- **WRITTEN PROBLEM**
Exactly the lines from the line containing "Recreate this image" through the line containing "var phaseLabelT = [10, 33, 61.4]" are to be echoed, with both included and pictures left out.

[Entries from a dataset]
=====

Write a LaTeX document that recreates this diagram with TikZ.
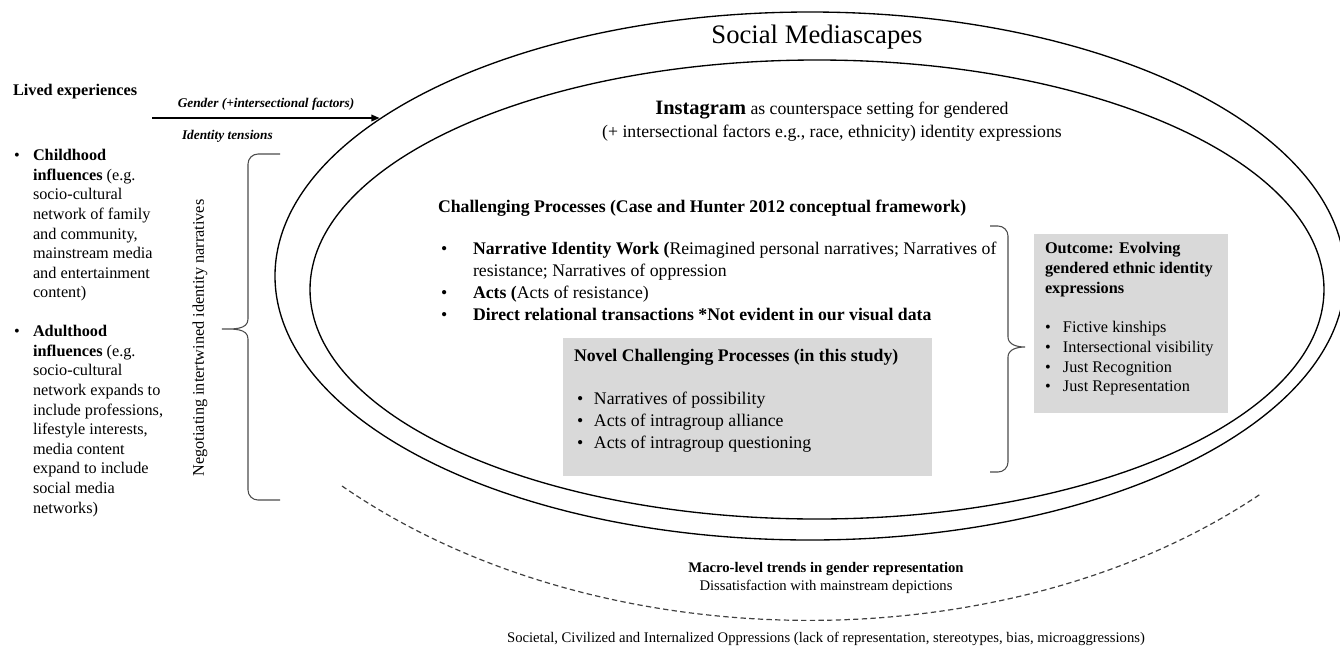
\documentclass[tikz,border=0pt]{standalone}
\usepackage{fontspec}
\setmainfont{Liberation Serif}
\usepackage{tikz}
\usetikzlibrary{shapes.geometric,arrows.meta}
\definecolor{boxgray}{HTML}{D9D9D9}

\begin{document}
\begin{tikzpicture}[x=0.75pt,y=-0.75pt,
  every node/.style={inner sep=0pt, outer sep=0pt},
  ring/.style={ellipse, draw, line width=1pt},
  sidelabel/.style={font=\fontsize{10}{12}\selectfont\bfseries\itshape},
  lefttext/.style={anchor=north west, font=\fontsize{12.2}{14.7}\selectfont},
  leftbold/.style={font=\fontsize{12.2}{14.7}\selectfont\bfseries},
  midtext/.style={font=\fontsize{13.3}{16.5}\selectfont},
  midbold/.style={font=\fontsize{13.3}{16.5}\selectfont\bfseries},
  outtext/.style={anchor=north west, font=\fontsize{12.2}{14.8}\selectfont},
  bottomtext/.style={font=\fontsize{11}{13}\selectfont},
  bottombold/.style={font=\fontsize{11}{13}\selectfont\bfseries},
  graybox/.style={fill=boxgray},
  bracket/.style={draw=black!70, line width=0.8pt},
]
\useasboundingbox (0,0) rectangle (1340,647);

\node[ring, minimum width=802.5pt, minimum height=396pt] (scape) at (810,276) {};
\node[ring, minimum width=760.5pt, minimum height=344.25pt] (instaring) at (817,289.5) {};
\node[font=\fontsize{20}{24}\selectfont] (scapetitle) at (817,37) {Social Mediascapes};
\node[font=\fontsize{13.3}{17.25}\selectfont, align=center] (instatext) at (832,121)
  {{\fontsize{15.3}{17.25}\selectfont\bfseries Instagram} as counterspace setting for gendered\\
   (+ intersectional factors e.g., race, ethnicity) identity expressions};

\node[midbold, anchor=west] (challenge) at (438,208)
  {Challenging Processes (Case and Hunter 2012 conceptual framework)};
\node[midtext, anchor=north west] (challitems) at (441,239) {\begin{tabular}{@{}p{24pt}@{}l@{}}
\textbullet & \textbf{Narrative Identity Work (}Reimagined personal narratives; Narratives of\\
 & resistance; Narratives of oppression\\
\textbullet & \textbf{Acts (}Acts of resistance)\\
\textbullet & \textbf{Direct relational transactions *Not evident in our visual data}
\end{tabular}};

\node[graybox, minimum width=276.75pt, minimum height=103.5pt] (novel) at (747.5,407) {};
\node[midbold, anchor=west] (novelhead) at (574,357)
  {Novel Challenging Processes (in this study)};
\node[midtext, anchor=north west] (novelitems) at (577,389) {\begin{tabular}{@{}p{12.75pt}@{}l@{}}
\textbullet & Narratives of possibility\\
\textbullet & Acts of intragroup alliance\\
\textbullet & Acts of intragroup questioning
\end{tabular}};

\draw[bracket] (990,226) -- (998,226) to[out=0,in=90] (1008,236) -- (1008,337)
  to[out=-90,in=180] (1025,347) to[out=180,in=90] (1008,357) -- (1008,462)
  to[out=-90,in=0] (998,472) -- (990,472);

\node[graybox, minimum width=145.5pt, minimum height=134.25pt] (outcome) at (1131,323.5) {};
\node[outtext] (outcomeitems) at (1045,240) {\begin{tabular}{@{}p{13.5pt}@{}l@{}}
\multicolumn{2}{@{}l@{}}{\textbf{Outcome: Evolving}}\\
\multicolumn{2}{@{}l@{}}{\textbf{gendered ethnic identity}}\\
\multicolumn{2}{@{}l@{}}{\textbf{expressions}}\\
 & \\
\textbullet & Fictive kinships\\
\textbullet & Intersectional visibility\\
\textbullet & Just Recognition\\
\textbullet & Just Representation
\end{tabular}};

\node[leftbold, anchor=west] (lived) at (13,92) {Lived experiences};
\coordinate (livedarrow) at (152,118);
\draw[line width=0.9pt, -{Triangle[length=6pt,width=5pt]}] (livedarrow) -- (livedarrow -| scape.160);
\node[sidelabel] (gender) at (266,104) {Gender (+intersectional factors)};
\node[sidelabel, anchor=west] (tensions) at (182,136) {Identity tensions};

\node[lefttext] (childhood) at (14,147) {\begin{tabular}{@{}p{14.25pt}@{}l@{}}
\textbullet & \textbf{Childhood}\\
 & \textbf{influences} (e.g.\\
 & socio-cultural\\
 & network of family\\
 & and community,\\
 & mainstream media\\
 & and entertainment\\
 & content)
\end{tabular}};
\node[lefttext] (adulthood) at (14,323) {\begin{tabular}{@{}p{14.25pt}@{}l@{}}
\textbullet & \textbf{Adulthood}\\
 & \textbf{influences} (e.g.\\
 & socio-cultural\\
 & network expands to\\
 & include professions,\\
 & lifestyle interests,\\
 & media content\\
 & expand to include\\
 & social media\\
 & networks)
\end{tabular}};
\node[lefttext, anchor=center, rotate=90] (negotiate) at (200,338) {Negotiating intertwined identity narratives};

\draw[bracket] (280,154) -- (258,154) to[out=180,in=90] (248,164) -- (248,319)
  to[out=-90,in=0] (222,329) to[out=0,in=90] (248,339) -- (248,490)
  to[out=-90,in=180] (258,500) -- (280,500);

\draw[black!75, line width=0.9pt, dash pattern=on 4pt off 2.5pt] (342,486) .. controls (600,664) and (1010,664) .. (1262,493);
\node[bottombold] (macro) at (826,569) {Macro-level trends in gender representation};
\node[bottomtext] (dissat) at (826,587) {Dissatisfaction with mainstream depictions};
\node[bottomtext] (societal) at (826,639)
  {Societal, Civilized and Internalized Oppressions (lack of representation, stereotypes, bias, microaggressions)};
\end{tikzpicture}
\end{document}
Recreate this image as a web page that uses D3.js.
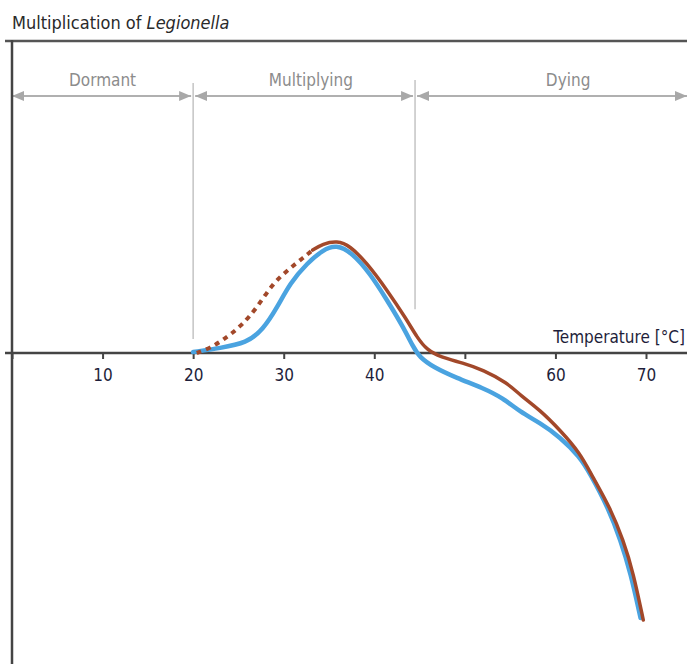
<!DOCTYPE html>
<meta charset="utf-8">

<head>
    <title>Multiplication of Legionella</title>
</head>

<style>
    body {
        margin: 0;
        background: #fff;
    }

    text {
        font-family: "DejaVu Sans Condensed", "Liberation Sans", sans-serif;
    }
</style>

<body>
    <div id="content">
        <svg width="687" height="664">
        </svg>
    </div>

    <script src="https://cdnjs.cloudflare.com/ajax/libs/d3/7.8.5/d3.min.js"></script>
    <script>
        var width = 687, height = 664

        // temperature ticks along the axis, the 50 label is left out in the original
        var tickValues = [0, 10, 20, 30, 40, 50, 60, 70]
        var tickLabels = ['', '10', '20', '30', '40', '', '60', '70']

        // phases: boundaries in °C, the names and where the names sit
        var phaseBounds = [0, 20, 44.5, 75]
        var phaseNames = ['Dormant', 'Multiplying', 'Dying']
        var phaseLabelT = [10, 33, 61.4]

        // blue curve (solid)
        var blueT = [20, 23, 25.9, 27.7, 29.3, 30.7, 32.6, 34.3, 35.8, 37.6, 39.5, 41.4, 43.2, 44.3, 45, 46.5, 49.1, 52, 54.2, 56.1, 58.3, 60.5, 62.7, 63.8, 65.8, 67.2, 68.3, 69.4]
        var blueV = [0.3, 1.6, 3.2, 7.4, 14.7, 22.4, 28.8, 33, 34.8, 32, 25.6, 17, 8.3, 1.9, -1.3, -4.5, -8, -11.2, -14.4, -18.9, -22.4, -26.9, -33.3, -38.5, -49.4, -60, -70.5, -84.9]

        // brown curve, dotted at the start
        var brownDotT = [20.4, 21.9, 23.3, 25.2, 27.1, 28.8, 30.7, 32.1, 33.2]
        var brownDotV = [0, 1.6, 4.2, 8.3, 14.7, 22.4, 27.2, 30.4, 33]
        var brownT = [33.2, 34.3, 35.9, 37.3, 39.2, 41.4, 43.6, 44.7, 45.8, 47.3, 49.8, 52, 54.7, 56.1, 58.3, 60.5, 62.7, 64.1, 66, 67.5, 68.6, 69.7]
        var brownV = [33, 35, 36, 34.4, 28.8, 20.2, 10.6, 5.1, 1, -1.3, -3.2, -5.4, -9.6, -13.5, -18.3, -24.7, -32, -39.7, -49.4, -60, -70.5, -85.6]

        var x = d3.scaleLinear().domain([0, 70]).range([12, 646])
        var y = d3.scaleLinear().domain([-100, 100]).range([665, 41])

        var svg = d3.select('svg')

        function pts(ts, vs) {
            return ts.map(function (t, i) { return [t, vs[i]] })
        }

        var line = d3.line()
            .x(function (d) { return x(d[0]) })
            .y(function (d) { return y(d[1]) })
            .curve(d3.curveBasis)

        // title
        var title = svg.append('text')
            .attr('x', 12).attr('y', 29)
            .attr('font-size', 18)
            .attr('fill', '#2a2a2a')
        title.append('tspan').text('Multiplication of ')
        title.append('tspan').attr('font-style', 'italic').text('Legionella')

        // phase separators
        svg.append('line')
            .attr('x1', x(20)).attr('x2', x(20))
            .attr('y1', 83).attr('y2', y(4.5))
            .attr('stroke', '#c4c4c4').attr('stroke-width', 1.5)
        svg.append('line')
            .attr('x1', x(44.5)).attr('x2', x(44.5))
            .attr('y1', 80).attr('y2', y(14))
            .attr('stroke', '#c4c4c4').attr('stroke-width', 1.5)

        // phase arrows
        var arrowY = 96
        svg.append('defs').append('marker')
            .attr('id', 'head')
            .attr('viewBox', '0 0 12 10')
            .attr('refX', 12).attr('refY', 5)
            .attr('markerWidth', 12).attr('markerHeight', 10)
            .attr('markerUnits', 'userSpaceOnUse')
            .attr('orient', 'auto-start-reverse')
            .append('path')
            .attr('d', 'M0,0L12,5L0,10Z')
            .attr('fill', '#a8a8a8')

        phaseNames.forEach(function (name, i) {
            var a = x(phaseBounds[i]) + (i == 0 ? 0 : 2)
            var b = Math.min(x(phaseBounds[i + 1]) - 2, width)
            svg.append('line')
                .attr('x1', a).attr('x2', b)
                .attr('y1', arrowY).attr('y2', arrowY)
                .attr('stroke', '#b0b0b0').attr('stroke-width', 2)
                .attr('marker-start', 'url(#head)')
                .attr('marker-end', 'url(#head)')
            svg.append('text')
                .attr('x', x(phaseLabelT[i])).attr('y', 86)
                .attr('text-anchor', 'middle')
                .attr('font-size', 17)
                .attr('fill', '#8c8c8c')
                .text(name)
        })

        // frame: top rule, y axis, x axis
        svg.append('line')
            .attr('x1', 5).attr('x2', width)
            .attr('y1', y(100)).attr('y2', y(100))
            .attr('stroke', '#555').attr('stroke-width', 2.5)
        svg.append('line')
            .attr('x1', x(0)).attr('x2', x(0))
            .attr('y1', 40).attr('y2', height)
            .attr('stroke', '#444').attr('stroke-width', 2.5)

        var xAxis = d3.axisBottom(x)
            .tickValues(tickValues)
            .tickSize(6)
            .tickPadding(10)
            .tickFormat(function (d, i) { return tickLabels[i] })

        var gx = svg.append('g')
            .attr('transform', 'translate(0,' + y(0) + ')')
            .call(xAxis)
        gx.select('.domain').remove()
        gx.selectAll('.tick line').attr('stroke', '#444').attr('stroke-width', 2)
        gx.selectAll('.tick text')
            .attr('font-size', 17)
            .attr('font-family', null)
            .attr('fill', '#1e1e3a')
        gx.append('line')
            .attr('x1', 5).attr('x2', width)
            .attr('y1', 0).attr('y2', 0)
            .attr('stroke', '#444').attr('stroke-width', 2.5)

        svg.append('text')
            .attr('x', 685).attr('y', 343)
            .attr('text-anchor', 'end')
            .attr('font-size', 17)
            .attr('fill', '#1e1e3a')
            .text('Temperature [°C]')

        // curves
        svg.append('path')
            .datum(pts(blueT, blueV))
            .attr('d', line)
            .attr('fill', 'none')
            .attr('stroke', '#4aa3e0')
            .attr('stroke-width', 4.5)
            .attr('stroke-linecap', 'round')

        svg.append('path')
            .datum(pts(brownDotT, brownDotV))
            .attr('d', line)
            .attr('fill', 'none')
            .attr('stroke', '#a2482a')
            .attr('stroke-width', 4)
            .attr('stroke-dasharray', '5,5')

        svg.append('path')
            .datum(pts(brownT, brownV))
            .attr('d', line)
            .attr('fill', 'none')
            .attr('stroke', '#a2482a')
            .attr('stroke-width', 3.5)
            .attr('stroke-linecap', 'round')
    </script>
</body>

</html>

=====

- **RESPONSE TO THE EXERCISE**
Recreate this image as a web page that uses D3.js.
<!DOCTYPE html>
<meta charset="utf-8">

<head>
    <title>Multiplication of Legionella</title>
</head>

<style>
    body {
        margin: 0;
        background: #fff;
    }

    text {
        font-family: "DejaVu Sans Condensed", "Liberation Sans", sans-serif;
    }
</style>

<body>
    <div id="content">
        <svg width="687" height="664">
        </svg>
    </div>

    <script src="https://cdnjs.cloudflare.com/ajax/libs/d3/7.8.5/d3.min.js"></script>
    <script>
        var width = 687, height = 664

        // temperature ticks along the axis, the 50 label is left out in the original
        var tickValues = [0, 10, 20, 30, 40, 50, 60, 70]
        var tickLabels = ['', '10', '20', '30', '40', '', '60', '70']

        // phases: boundaries in °C, the names and where the names sit
        var phaseBounds = [0, 20, 44.5, 75]
        var phaseNames = ['Dormant', 'Multiplying', 'Dying']
        var phaseLabelT = [10, 33, 61.4]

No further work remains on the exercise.